SENATOR LEVIN: Well, you've read opinions as to whether or not waterboarding is torture. And I'm just--I mean, do you accept those opinions of the attorney general? That's my question.
MR. BRENNAN: Senator, you know, I've read a lot of legal opinions. I've read an Office of Legal Counsel opinion in the previous administration that said in fact waterboarding could be used.
So from the standpoint of--of that, you know, I cannot point to a single legal document on this issue.
But as far as I'm concerned, waterboarding is something that never should have been employed and--and--and as far as I'm concerned, never will be, if I have anything to do with it.
SENATOR LEVIN: Is waterboarding banned by the Geneva Conventions?
MR. BRENNAN: I believe the attorney general also has said that it's contrary, in contravention of the Geneva Convention.
Again, I am not a lawyer or a legal scholar to make a determination about what is in violation of an international convention.
After the hearing, I wrote to Mr. Brennan, pointing out that the President and senior administration officials, including both lawyers and non-lawyers, had concluded that waterboarding is torture. I asked the question again, and again I got no direct answer. Mr. Brennan replied:
You have asked for my position on whether waterboarding constitutes `torture.' I understand and appreciate your concern about the use of waterboarding by the prior Administration. As I have made clear, I considered it reprehensible then and now, and I have been an unwavering supporter of the President's decision to ban its use. I have also in the past stated that I believe waterboarding subjects a person to severe pain and suffering, which is a common way of defining `torture.' In addition, I have indicated in our prior conversations and in my appearance before the Senate Select Committee on Intelligence on February 7, the term `torture' is a legal term, and I defer to the Attorney General on matters of legal interpretation.

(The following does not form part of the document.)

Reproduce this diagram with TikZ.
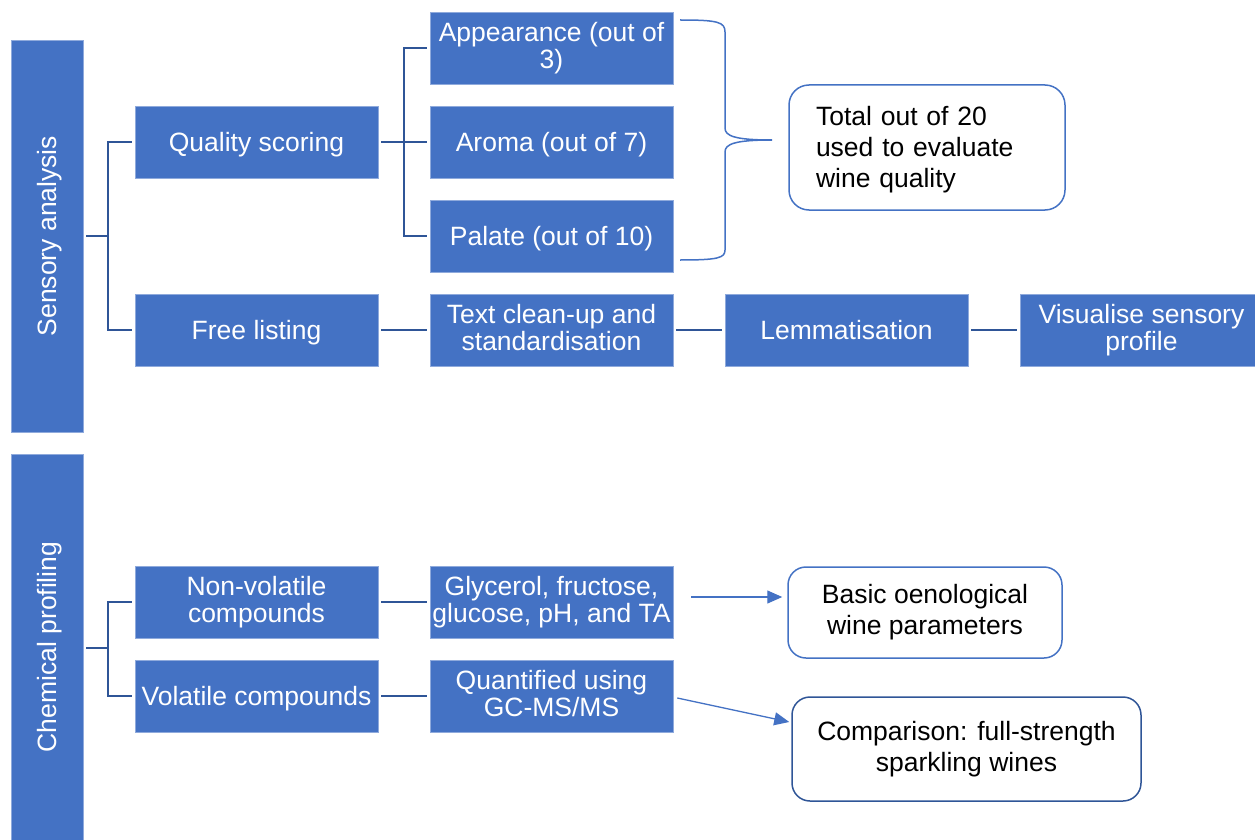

Mr. President, I ask unanimous consent that my letter to Mr. Brennan, and Mr. Brennan's response, be printed in the Record immediately after my statement.
Second, I am troubled that, during the time that Mr. Brennan served on the staff of the National Security Council--NSC, senior administration officials consistently declined to provide Congress with access to key legal memoranda relative to the use of targeted strikes against terrorist targets. Indeed, we were able to obtain access to these memoranda only after it became clear that Mr. Brennan might have trouble being confirmed if they were not made available.
Third, I am troubled that, during the time that Mr. Brennan served on the NSC staff, senior officials in the intelligence community and the NSC staff apparently did not protest when U.N. Ambassador Susan Rice was rejected for the position of Secretary of State on the basis of her public comments on the Benghazi attacks, even though those comments were based on talking points produced by, reviewed by, and edited by those same officials.
My concerns about Mr. Brennan's unresponsiveness in these three areas are not sufficient to overcome the fact that he is qualified to be Director of Central Intelligence. But it is my hope that he will learn from this confirmation process and be more responsive to congressional requests for information in the future.